It’s been a little quiet around here hasn’t it? December was a really bad month for me. Not for any particular reason, but a bunch of little things piled up and I basically hunkered down to survival mode. And before I knew it, the month (and the year) was over.
One of the things that was supposed to happen in December was the BCS Half Marathon. I was given the opportunity to run it as a BibRave Pro and I was so excited to be going back. I had run the full before I was pregnant and I very Buch enjoyed the course as well as the energy of the race. Plus the pizza and beer after certainly didn’t hurt! Oh and the finishers jacket. And giant medal. So basically it is an awesome race….that I wasn’t able to run this year.

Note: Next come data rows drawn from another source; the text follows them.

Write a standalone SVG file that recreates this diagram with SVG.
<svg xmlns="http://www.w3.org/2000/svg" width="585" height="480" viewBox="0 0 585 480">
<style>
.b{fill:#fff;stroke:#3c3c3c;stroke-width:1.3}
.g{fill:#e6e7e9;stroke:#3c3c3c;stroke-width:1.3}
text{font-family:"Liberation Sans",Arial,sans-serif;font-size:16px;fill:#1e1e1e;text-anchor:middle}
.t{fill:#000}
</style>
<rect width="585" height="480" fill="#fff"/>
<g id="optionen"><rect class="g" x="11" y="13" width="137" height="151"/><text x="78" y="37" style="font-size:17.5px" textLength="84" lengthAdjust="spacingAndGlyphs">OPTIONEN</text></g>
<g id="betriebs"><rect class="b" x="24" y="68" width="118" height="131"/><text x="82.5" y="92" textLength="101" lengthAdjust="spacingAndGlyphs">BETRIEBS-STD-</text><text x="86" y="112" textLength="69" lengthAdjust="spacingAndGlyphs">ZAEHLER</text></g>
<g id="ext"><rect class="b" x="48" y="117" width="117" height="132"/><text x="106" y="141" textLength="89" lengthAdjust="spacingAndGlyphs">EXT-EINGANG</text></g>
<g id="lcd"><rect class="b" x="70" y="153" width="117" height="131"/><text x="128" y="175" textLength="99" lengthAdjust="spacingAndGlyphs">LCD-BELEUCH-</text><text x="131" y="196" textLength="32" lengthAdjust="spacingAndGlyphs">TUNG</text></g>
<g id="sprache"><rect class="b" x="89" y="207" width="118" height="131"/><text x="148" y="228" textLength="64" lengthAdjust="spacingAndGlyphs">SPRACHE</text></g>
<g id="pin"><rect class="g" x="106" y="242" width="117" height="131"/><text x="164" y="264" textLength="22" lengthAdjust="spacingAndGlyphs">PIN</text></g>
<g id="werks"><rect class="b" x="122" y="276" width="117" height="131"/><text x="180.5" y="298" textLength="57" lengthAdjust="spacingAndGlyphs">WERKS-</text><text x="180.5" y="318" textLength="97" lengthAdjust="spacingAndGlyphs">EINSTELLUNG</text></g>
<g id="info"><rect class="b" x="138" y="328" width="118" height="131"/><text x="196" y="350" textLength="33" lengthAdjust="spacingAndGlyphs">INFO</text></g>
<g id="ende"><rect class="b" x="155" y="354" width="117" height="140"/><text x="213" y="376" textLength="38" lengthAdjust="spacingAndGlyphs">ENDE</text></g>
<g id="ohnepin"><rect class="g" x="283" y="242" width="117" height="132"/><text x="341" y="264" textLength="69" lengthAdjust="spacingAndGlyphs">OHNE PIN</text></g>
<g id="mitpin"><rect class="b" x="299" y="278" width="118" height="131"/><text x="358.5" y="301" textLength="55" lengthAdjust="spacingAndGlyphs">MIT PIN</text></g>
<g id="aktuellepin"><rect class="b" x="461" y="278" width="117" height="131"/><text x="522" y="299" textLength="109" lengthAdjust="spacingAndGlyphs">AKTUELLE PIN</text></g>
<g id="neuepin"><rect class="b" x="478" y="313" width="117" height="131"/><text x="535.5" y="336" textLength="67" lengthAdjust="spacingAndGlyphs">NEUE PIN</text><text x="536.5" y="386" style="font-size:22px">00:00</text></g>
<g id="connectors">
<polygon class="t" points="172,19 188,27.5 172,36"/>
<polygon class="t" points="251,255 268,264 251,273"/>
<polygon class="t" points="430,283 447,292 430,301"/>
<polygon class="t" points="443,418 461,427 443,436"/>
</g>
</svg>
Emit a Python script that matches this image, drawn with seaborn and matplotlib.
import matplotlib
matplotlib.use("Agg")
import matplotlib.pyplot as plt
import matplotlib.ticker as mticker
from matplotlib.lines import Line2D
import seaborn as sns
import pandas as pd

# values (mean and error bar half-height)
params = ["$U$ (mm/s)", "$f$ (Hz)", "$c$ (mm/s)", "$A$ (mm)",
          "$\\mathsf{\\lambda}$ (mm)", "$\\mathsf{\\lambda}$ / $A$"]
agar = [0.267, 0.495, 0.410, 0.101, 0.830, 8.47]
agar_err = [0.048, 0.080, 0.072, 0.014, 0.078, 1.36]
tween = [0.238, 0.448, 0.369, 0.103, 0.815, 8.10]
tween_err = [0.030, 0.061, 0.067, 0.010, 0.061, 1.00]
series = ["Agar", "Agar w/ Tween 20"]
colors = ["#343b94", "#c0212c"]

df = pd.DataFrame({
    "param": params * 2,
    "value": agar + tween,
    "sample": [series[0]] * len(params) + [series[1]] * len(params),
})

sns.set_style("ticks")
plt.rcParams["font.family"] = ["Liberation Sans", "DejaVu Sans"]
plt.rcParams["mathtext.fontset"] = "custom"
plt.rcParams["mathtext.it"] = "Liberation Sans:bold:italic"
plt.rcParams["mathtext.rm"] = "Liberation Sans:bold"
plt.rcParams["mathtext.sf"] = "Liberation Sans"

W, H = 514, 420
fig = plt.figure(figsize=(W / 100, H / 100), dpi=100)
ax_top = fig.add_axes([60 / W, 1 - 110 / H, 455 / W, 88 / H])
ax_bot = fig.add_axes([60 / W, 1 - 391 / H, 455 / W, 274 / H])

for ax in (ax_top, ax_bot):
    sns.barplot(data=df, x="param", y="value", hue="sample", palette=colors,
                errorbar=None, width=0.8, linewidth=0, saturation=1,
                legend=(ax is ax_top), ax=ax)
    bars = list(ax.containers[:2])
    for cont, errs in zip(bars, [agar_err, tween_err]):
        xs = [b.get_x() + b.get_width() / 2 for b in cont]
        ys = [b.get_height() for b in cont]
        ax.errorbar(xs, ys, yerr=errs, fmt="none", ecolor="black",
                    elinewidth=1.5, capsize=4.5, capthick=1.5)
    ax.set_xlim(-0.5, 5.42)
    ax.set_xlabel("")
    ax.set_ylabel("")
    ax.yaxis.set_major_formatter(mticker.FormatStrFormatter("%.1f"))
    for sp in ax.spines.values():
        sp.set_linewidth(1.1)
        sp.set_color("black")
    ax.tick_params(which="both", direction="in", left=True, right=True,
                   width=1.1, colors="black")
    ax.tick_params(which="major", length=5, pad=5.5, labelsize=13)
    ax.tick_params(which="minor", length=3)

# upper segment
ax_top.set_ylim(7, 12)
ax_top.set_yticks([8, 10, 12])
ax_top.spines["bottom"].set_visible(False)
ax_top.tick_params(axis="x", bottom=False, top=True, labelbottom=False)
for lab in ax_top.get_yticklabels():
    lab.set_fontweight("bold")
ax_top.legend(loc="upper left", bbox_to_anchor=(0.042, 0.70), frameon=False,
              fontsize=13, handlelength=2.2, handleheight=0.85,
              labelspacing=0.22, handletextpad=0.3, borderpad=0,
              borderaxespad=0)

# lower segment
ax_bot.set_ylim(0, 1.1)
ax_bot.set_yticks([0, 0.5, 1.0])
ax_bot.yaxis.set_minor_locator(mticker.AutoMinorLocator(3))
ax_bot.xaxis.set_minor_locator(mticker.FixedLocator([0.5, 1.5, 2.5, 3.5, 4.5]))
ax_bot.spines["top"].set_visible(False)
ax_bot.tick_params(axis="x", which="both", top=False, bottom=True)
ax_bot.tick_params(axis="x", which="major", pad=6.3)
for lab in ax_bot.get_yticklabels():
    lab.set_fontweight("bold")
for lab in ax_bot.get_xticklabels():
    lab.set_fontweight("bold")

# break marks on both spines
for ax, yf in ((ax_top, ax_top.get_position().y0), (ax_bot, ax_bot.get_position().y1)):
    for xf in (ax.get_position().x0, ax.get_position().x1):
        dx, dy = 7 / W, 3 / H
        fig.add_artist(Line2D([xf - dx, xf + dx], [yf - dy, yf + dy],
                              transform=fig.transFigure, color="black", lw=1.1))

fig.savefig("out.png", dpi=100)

It was supposed to be my comeback half marathon. My first race back after having a baby. When I was pregnant I had convinced myself I was going to run an ultra within a year of having a baby. Obviously that didn’t happen and I was really thrilled to be attempting a half. I had talked it up, booked a hotel, picked out my outfit. Then I got food poisoning or a stomach bug the Thursday before the race. Friday I had to call in sick to work. Saturday I went to work but I was shaky all day and wasn’t sure I was going to be able to drive myself home at one point. So a half marathon on Sunday was out of the question.
I tried to tell myself I was glad that I wasn’t out running in the cold, but honestly I was derailed. I had been looking forward to this for so long and I had put a lot of work into getting ready. My training wasn’t the best and it was going to be a struggle to do the race, but then I had the opportunity to even try ripped away by something entirely out of my control.
This is probably something that would not have been such a big deal if it wasn’t a race I had built up so much in my head. My postpartum body is so different from what it was before pregnancy and I was really looking forward to proving to myself that I was still capable of this type of running.
Not being able to run the BCS Half Marathon was probably a major contributing factor in the funk that I am, admittedly, still trying to claw my way out of. I needed a win and it turned into a big fat loss.
A month later I am still disappointed, but I am getting back on my feet. I am kicking off my attempt at the Lululemon Strava Challenge today and I am looking for a new half to be my comeback half. It’s turning into a longer road than anticipated. But that’s just more room to run right?
This blog and my social media will be getting more attention this year too. I wish I could say I have big things in the works…but at the moment I am just taking small steps to get back in the driver’s seat of life rather than hanging on for dear life and trying to make it through!